I knew some of what their life was like, and why and how they got there. When Grant died, I couldn’t live there anymore. I had to leave. This is what I asked myself tonight… Why would I leave a place I know and move to a completely new place where I know no one?
I realized why… Because I didn’t want to look at my neighbors; the ones who knew me, and see in their eyes, the knowing. I didn’t want to look at them and know they knew what happened. They knew my life before. Neither of us knew what would happen next.
I just couldn’t face a face I knew, and keep myself together. I had to get away to be alone. To be alone in what I didn’t know instead of alone in what I did know. They just didn’t go together. I was too scared or felt unable to try.

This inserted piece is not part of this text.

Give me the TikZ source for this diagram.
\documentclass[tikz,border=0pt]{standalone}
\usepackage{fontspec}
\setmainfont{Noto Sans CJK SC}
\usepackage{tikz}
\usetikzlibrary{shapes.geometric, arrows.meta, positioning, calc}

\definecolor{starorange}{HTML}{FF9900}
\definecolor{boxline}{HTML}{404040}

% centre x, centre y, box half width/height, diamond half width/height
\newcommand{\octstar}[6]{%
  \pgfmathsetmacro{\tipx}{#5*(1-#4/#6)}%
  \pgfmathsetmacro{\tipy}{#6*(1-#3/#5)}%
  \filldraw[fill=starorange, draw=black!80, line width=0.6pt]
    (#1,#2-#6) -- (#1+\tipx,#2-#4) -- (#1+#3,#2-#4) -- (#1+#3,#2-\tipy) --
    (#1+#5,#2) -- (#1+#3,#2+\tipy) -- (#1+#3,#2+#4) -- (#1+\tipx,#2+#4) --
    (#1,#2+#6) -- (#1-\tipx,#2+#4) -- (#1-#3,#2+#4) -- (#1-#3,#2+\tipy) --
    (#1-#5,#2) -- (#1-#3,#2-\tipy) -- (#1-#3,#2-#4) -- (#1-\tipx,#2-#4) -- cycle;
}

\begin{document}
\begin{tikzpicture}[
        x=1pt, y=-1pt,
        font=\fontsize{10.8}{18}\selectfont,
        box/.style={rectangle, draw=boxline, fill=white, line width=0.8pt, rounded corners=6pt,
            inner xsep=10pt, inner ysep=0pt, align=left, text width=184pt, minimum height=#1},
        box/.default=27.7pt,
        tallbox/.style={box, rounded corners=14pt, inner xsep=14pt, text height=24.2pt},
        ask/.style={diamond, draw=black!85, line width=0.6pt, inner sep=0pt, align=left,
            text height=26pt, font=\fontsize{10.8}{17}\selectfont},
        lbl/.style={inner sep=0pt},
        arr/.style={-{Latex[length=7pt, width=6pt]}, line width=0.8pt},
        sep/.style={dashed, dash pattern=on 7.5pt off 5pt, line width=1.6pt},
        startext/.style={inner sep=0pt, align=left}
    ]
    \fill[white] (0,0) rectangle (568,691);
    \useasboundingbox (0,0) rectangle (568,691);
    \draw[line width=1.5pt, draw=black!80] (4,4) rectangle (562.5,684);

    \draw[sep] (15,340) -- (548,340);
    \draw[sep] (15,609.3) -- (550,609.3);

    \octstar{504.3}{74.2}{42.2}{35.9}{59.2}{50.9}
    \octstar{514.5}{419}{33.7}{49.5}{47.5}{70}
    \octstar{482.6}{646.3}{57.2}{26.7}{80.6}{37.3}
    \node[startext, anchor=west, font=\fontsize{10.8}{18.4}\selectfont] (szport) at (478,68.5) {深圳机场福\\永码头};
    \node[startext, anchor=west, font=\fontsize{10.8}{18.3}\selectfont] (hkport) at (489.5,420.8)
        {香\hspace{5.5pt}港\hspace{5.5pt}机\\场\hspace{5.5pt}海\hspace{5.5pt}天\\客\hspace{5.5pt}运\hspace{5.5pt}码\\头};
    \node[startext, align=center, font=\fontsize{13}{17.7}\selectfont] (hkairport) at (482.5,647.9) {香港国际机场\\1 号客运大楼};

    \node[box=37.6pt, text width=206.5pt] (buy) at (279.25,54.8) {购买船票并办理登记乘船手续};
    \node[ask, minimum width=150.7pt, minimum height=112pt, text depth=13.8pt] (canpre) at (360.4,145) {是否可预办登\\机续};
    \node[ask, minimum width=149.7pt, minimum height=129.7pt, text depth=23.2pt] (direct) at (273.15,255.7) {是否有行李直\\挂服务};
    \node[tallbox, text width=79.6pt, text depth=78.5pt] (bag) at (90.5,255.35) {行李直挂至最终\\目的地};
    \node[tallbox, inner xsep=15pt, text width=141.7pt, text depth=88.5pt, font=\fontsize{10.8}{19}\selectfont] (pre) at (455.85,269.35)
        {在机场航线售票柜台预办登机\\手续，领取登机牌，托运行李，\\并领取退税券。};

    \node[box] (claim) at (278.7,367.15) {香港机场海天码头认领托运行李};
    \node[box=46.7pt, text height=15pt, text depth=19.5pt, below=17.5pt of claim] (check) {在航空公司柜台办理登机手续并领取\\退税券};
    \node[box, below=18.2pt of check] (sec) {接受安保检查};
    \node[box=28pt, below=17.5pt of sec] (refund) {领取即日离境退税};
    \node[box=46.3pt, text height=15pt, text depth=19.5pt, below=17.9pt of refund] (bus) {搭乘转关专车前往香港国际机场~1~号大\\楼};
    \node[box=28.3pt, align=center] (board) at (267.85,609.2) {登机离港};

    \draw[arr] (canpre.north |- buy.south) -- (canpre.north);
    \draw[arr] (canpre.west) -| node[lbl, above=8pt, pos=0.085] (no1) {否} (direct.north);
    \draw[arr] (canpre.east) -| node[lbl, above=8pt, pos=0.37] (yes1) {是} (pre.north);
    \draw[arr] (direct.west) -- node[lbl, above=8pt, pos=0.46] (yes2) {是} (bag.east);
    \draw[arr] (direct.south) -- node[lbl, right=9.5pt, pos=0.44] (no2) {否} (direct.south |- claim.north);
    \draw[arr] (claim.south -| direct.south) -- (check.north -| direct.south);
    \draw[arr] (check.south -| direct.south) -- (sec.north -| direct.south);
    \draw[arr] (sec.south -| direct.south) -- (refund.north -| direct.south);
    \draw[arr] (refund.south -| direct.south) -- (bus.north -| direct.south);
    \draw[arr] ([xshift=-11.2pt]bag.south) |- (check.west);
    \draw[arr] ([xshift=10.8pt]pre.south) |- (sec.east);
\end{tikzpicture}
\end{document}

So here I am… walking alone again. Filling my soul with thoughts and trying so hard to touch my own heart. I don’t know how to do that while not being alone. I try. I try to connect and be with others. There’s a certain amount of time I can do it.
Then I reach back for what I know and it doesn’t include anyone around me. I do all the things and then I long for the quiet of finding what’s new in my heart. I look to see where I’m at. I feel in this space, to see if when I smile it matches what’s inside of me.
It gets closer than before, but it doesn’t match yet. I want so deeply to show the truth. So I do at times. It's so hard and so scary and so different; that it’s a thing that happens most or easiest, alone. It’s hard. I don’t like it, and I love it too.
I moved to a neighborhood where no one knows me so I could find me without being distracted by anyone who knew what I thought I was before. What I thought I was, it never really was fully me.
In the time it’s taken me to find the closer version of what is really who I am; I keep going back to who I was and where I am now. I’m so far from that original idea of myself. I hope that one day, I’ll recognize myself again.
Until then, I’ll keep smiling like the smile that I have is real. It is as real as it can be. This smile helps me each time I use it. It helps me to know that even though the smile is real, it still hurts to smile as well as feels good to try.
I’ll keep walking because it heals my heart to move. It heals me to feel that I’m not running away, but confidently moving toward something. I’m moving to what is beautiful beyond my description.
I’ll keep saying hi and remembering when I didn’t walk alone. I think of those many, many walks Grant and I took hand in hand. I know that I’m ok. I know that there is something beautiful I’m finding in this loss. And the walks I take alone, massage my heart.